Pubblichiamo il testo della lettera di monsignor Samir Nassar, arcivescovo maronita di Damasco, sulla drammatica situazione nella capitale siriana
Scrivo finché sono vivo e finché l’accesso a Internet rimane possibile. Dalla mattina di martedì 17 luglio 2012, i combattimenti hanno raggiunto la capitale. Damasco fa ricorso alle armi pesanti, ai carri armati e agli elicotteri in una città sovrappopolata. Le distruzioni sono enormi. Quale calvario!
Gli scontri si svolgono nelle strade e si diffondono da un quartiere all’altro. Impossibile dormire con la paura, il frastuono delle bombe e dei cannoni. Le temperature estive vanno da 42° a 56° e i black-out della corrente elettrica sono un tormento.
Damasco, isolata dal resto della Siria, accusa molteplici forme di penuria. I rifornimenti non arrivano più.
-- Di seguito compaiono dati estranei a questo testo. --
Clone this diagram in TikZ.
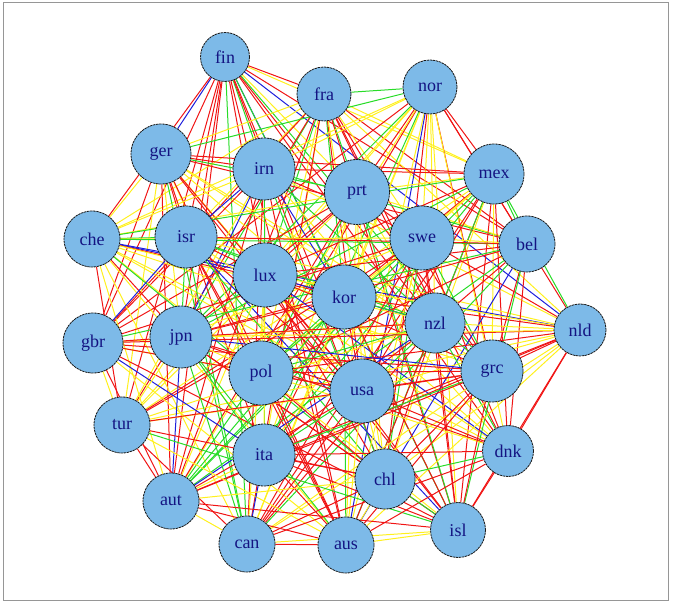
\documentclass[tikz,border=0pt]{standalone}
\usepackage{fontspec}
\setmainfont{Liberation Serif}
\usetikzlibrary{backgrounds}
\definecolor{nodefill}{RGB}{125,186,232}
\definecolor{labcol}{RGB}{20,20,130}
\definecolor{ered}{RGB}{240,20,20}
\definecolor{eyel}{RGB}{255,240,30}
\definecolor{egrn}{RGB}{40,220,40}
\definecolor{eblu}{RGB}{30,30,220}
\definecolor{framecol}{RGB}{150,150,150}
\tikzset{
  vert/.style={circle, draw=black!90, line width=0.8pt, dash pattern=on 2.4pt off 0.7pt,
    fill=nodefill, text=labcol, inner sep=0pt, font=\fontsize{18}{20}\selectfont},
  edge/.style={line width=1pt},
}
\begin{document}
\begin{tikzpicture}[x=1pt,y=-1pt]
\useasboundingbox (0,0) rectangle (673,604);
\draw[framecol, line width=1pt] (3,3) rectangle (668,600);
\foreach \nm/\x/\y/\r [count=\k] in {
  fin/225/57/24.5, fra/324/94/27, nor/430/87/27, ger/161/154/30,
  irn/264/169/31, prt/357/192/32.5, mex/494/174/30, che/92/239/28,
  isr/186/237/31, swe/422/238/32, bel/527/244/28, lux/265/275/32,
  kor/344/297/32, nzl/435/323/30, nld/580/330/26, gbr/93/343/30,
  jpn/181/337/31, pol/261/373/32, usa/362/391/32, grc/492/371/31,
  tur/122/425/28, ita/264/455/31, dnk/508/451/25.5, chl/385/479/30,
  aut/171/501/28, isl/458/530/27.5, can/247/544/28, aus/346/545/28}
  \node[vert, minimum size=2*\r pt] (n\k) at (\x,\y) {\nm};
\pgfmathsetseed{4711}
\begin{scope}[on background layer]
\foreach \i in {1,...,27}{
  \pgfmathtruncatemacro\js{\i+1}
  \foreach \j in {\js,...,28}{
    \pgfmathrandominteger{\c}{0}{99}
    \ifnum\c<12\relax
    \else\ifnum\c<54\relax
      \draw[edge, ered] (n\i) -- (n\j);
    \else\ifnum\c<79\relax
      \draw[edge, eyel] (n\i) -- (n\j);
    \else\ifnum\c<95\relax
      \draw[edge, egrn] (n\i) -- (n\j);
    \else
      \draw[edge, eblu] (n\i) -- (n\j);
    \fi\fi\fi\fi
  }
}
\end{scope}
\end{tikzpicture}
\end{document}
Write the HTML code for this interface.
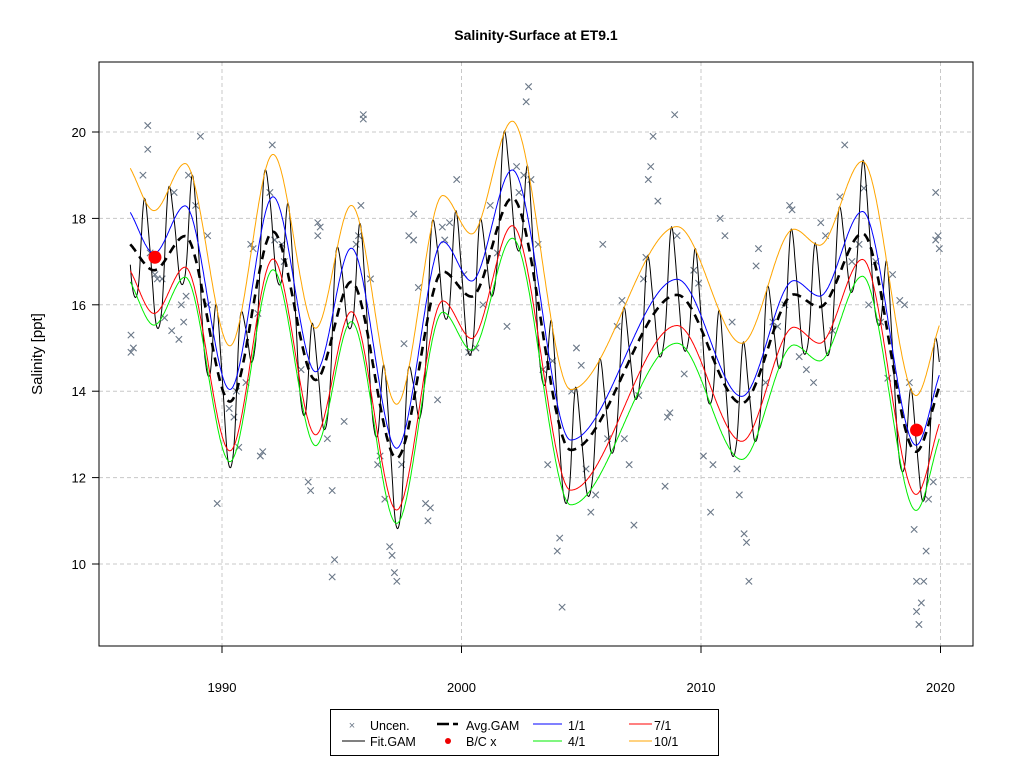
<!DOCTYPE html>
<html><head><meta charset="utf-8"><style>
body{margin:0;background:#fff}
svg{display:block;font-family:"Liberation Sans",Arial,sans-serif}
</style></head><body>
<svg id="chart" width="1024" height="768" viewBox="0 0 1024 768">
<rect x="0" y="0" width="1024" height="768" fill="#fff"/>
<text x="536" y="40" text-anchor="middle" font-weight="bold" font-size="14">Salinity-Surface at ET9.1</text>
<text transform="translate(42,354) rotate(-90)" text-anchor="middle" font-size="15">Salinity [ppt]</text>
<g id="grid"></g>
<g id="axes"></g>
<g id="plot"></g>
<rect x="99" y="62" width="874" height="584" fill="none" stroke="#000"/>
<g>
<rect x="330.5" y="709.5" width="388" height="46" fill="#fff" stroke="#000"/>
<g font-size="12.5">
<text x="352" y="729" text-anchor="middle" fill="#6b7888" font-size="11">×</text>
<text x="370" y="730">Uncen.</text>
<line x1="342" y1="741" x2="365" y2="741" stroke="#000"/>
<text x="370" y="746">Fit.GAM</text>
<line x1="437" y1="724" x2="458" y2="724" stroke="#000" stroke-width="2.5" stroke-dasharray="12,4"/>
<text x="466" y="730">Avg.GAM</text>
<circle cx="448" cy="741" r="3" fill="#e00"/>
<text x="466" y="746">B/C x</text>
<line x1="533" y1="724" x2="562" y2="724" stroke="#00f"/>
<text x="568" y="730">1/1</text>
<line x1="533" y1="741" x2="562" y2="741" stroke="#0e0"/>
<text x="568" y="746">4/1</text>
<line x1="629" y1="724" x2="652" y2="724" stroke="#f00"/>
<text x="654" y="730">7/1</text>
<line x1="629" y1="741" x2="652" y2="741" stroke="#ffa500"/>
<text x="654" y="746">10/1</text>
</g></g>
</svg>
<script>
const xTicks=[1990,2000,2010,2020];
const yTicks=[10,12,14,16,18,20];
const knotYears=[1986.17,1987.16,1988.46,1990.33,1992.13,1993.91,1995.4,1997.29,1999.22,2000.42,2002.12,2004.56,2009.0,2011.7,2013.88,2014.95,2016.74,2018.98,2019.95];
const sJan=[18.14,17.19,18.29,14.04,18.5,14.45,17.31,12.68,17.46,16.55,19.12,12.87,16.59,13.88,16.56,16.2,18.16,12.75,14.37];
const sApr=[16.53,15.53,16.64,12.37,16.81,12.74,15.61,10.94,15.83,14.95,17.54,11.37,15.11,12.42,15.07,14.7,16.66,11.24,12.9];
const sJul=[16.79,15.8,16.87,12.62,17.06,12.99,15.84,11.25,16.09,15.22,17.83,11.71,15.52,12.84,15.48,15.11,17.05,11.61,13.24];
const sOct=[19.16,18.18,19.27,15.05,19.48,15.46,18.3,13.7,18.53,17.64,20.25,14.04,17.81,15.11,17.75,17.38,19.32,13.9,15.52];
const sAvg=[17.4,16.8,17.59,13.76,17.69,14.26,16.53,12.45,16.77,16.19,18.47,12.64,16.23,13.72,16.24,15.95,17.65,12.6,14.1];
const bcYears=[1987.2,2019.0];
const bcValues=[17.1,13.1];
const obsYears=[1986.2,1986.2,1986.3,1986.9,1986.9,1986.7,1987.0,1987.2,1987.3,1987.6,1987.5,1987.9,1988.0,1988.3,1988.2,1988.5,1988.4,1988.6,1988.9,1989.1,1989.4,1989.4,1989.8,1990.3,1990.6,1990.5,1990.7,1991.0,1991.2,1991.3,1991.5,1991.6,1991.7,1992.1,1992.0,1992.2,1992.5,1992.6,1993.3,1993.6,1993.7,1994.0,1994.0,1994.1,1994.4,1994.6,1994.7,1994.6,1995.1,1995.6,1995.7,1995.8,1995.9,1995.9,1996.2,1996.5,1996.6,1996.8,1997.0,1997.1,1997.2,1997.3,1997.5,1997.6,1997.8,1998.0,1998.0,1998.2,1998.5,1998.6,1998.7,1999.0,1999.2,1999.3,1999.5,1999.8,2000.1,2000.3,2000.6,2000.9,2001.2,2001.5,2001.9,2002.3,2002.4,2002.6,2002.7,2002.8,2002.9,2003.2,2003.4,2003.6,2003.8,2004.0,2004.1,2004.2,2004.6,2004.8,2005.0,2005.2,2005.4,2005.6,2005.9,2006.1,2006.5,2006.7,2006.8,2007.0,2007.2,2007.4,2007.6,2007.7,2007.8,2007.9,2008.0,2008.2,2008.5,2008.6,2008.7,2008.9,2009.0,2009.3,2009.7,2009.9,2010.1,2010.4,2010.5,2010.8,2011.0,2011.3,2011.5,2011.6,2011.8,2011.9,2012.0,2012.3,2012.4,2012.7,2013.0,2013.2,2013.5,2013.7,2013.8,2014.1,2014.4,2014.7,2015.0,2015.2,2015.5,2015.8,2016.0,2016.3,2016.6,2016.8,2017.0,2017.3,2017.5,2017.8,2018.0,2018.3,2018.5,2018.7,2018.9,2019.0,2019.0,2019.1,2019.2,2019.3,2019.4,2019.5,2019.7,2019.8,2019.9,2019.8,2019.95];
const obsValues=[15.3,14.9,15.0,20.15,19.6,19.0,17.2,16.7,16.6,15.7,16.6,15.4,18.6,16.0,15.2,16.2,15.6,19.0,18.3,19.9,17.6,16.0,11.4,13.6,14.0,13.4,12.7,14.2,17.4,17.3,15.8,12.5,12.6,19.7,18.6,17.5,17.4,17.0,14.5,11.9,11.7,17.6,17.9,17.8,12.9,11.7,10.1,9.7,13.3,17.4,17.6,18.3,20.4,20.3,16.6,12.3,12.5,11.5,10.4,10.2,9.8,9.6,12.3,15.1,17.6,18.1,17.5,16.4,11.4,11.0,11.3,13.8,17.8,17.5,17.9,18.9,16.7,14.9,15.0,16.0,18.3,17.2,15.5,19.2,18.6,19.0,20.7,21.05,18.9,17.4,14.5,12.3,14.7,10.3,10.6,9.0,14.0,15.0,14.6,12.2,11.2,11.6,17.4,12.9,15.5,16.1,12.9,12.3,10.9,13.9,16.6,17.1,18.9,19.2,19.9,18.4,11.8,13.4,13.5,20.4,17.6,14.4,16.8,16.5,12.5,11.2,12.3,18.0,17.6,15.6,12.2,11.6,10.7,10.5,9.6,16.9,17.3,14.2,15.6,15.5,16.0,18.3,18.2,14.8,14.5,14.2,17.9,17.6,15.4,18.5,19.7,17.0,17.4,18.7,16.0,17.0,15.6,14.3,16.7,16.1,16.0,14.2,10.8,9.6,8.9,8.6,9.1,9.6,10.3,11.5,11.9,17.5,17.6,18.6,17.3];

const X=y=>222+(y-1990)*23.95;
const Y=v=>132+(20-v)*43.2;
const NS='http://www.w3.org/2000/svg';
function mk(tag,attrs,parent){const e=document.createElementNS(NS,tag);for(const k in attrs)e.setAttribute(k,attrs[k]);parent.appendChild(e);return e;}
// monotone cubic interpolation
function interp(xs,ys){
  const n=xs.length,d=[],m=[];
  for(let i=0;i<n-1;i++)d.push((ys[i+1]-ys[i])/(xs[i+1]-xs[i]));
  m[0]=d[0];m[n-1]=d[n-2];
  for(let i=1;i<n-1;i++)m[i]=(d[i-1]*d[i]<=0)?0:(d[i-1]+d[i])/2;
  return t=>{let i=0;while(i<n-2&&t>xs[i+1])i++;
    const h=xs[i+1]-xs[i],s=(t-xs[i])/h,s2=s*s,s3=s2*s;
    return (2*s3-3*s2+1)*ys[i]+(s3-2*s2+s)*h*m[i]+(-2*s3+3*s2)*ys[i+1]+(s3-s2)*h*m[i+1];};
}
const grid=document.getElementById('grid'),axes=document.getElementById('axes'),plot=document.getElementById('plot');
xTicks.forEach(t=>{
  const g=mk('line',{x1:X(t),x2:X(t),y1:62,y2:646,stroke:'#c8c8c8','stroke-dasharray':'4,3'},grid);
  
  
  const tk=mk('line',{x1:X(t),x2:X(t),y1:646,y2:653,stroke:'#000'},axes);
  
  
  const lb=mk('text',{x:X(t),y:692,'text-anchor':'middle','font-size':'13'},axes);lb.textContent=t;
  
  
});
yTicks.forEach(t=>{
  const g=mk('line',{x1:99,x2:973,y1:Y(t),y2:Y(t),stroke:'#c8c8c8','stroke-dasharray':'4,3'},grid);
  
  
  const tk=mk('line',{x1:92,x2:99,y1:Y(t),y2:Y(t),stroke:'#000'},axes);
  
  
  const lb=mk('text',{x:86,y:Y(t)+5,'text-anchor':'end','font-size':'13'},axes);lb.textContent=t;
  
  
});
// scatter
obsYears.forEach((yr,i)=>{
  const x=X(yr),y=Y(obsValues[i]),r=3.2;
  const p=mk('path',{d:`M${x-r},${y-r}L${x+r},${y+r}M${x-r},${y+r}L${x+r},${y-r}`,stroke:'#6b7888','stroke-width':'1.1'},plot);
  
  
});
const fJan=interp(knotYears,sJan),fApr=interp(knotYears,sApr),fJul=interp(knotYears,sJul),fOct=interp(knotYears,sOct),fAvg=interp(knotYears,sAvg);
const t0=knotYears[0],t1=knotYears[knotYears.length-1];
function curvePath(f){let d='';for(let t=t0;t<=t1+1e-9;t+=0.02)d+=(d?'L':'M')+X(t).toFixed(1)+','+Y(f(t)).toFixed(1);return d;}
// Fit.GAM: seasonal interpolation through Jan/Apr/Jul/Oct curves
function fit(t){
  const fr=t-Math.floor(t),q=fr*4,k=Math.floor(q),s=q-k;
  const vals=[fJan(t),fApr(t),fJul(t),fOct(t)];
  const p0=vals[(k+3)%4],p1=vals[k%4],p2=vals[(k+1)%4],p3=vals[(k+2)%4];
  return 0.5*((2*p1)+(-p0+p2)*s+(2*p0-5*p1+4*p2-p3)*s*s+(-p0+3*p1-3*p2+p3)*s*s*s);
}
const fl=mk('path',{d:curvePath(fit),fill:'none',stroke:'#000','stroke-width':'1'},plot);


[[fJan,'#00f','jan-line'],[fApr,'#0e0','apr-line'],[fJul,'#f00','jul-line'],[fOct,'#ffa500','oct-line']].forEach(([f,c,n])=>{
  const p=mk('path',{d:curvePath(f),fill:'none',stroke:c,'stroke-width':'1'},plot);
  
  
});
const av=mk('path',{d:curvePath(fAvg),fill:'none',stroke:'#000','stroke-width':'2.6','stroke-dasharray':'9,6'},plot);


bcYears.forEach((yr,i)=>{
  const c=mk('circle',{cx:X(yr),cy:Y(bcValues[i]),r:6.5,fill:'#f00'},plot);
  
  
});
</script>
</body></html>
Siamo a corto di pane, di verdure, di viveri, di gas domestico e di carburante per le panetterie.
Si salvi chi può. Moltissime famiglie abbandonano i quartieri caldi per andare a formare una fila interminabile sulla strada che porta in Libano. Le altre strade verso la Giordania, verso l’Iraq e quelle del nord verso Homs-Alep sono chiuse. L’esodo verso il Libano si svolge nel panico generale. Spero che trovino l’accoglienza adatta. I siriani, infatti, hanno accolto così bene i profughi palestinesi, libanesi ed iracheni.
I pochi fedeli che hanno osato venire a cercare il coraggio alla messa hanno acceso molte candele davanti alla tomba dei Beati Martiri di Damasco. Si sono scambiati addii e lacrime prima di ritornare di corsa a casa al suono degli spari e delle esplosioni.